--- START RECORDS FOR THE TASK ---
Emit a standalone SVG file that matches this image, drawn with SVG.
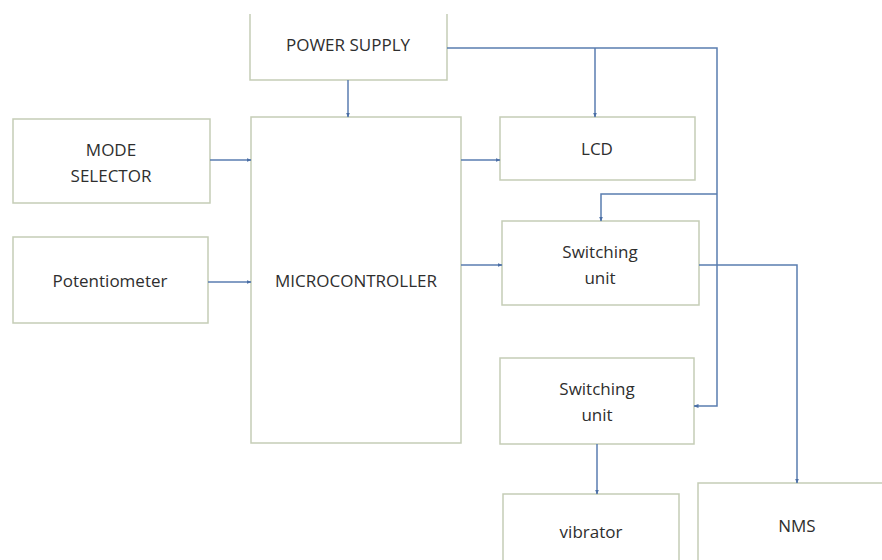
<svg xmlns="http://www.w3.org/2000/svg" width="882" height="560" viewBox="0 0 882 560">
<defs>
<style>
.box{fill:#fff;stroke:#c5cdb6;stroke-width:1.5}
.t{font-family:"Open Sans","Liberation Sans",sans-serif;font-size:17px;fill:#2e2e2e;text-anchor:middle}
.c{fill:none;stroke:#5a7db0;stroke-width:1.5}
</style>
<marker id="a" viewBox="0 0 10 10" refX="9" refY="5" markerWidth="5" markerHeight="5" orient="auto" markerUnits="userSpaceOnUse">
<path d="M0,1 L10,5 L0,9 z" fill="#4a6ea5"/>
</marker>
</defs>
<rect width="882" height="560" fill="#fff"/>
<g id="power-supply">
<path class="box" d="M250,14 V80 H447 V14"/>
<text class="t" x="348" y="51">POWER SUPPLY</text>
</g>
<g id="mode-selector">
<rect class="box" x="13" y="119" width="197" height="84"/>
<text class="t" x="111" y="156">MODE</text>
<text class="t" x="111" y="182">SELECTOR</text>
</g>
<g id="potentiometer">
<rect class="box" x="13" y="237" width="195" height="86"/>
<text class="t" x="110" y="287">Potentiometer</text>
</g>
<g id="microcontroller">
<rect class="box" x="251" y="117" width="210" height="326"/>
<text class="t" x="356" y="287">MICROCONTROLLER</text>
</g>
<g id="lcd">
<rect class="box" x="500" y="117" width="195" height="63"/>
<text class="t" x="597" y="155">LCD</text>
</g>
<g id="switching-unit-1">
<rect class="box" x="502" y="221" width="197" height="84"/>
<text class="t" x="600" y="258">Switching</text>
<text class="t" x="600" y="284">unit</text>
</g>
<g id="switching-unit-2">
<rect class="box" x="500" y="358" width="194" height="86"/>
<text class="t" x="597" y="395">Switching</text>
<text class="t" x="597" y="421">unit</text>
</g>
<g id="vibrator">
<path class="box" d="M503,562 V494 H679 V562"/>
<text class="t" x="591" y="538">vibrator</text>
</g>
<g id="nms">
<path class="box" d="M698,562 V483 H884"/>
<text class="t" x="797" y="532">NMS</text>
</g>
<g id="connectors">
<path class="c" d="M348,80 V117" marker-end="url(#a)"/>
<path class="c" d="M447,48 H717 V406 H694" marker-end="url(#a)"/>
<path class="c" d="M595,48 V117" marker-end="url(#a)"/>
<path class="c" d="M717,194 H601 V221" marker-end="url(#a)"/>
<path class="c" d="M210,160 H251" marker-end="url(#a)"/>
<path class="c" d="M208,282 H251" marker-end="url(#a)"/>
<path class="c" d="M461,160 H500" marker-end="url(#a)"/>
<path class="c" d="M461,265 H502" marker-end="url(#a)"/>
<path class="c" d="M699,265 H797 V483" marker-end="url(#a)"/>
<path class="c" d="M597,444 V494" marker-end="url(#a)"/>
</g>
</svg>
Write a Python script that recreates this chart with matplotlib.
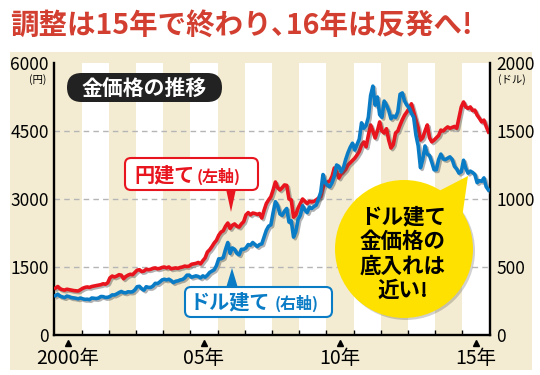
--- END RECORDS FOR THE TASK ---
PROMPT: Which lines above hold the word "that"? Copy each of them.

ANSWER TO THE PROBLEM:
Emit a standalone SVG file that matches this image, drawn with SVG.
Write a Python script that recreates this chart with matplotlib.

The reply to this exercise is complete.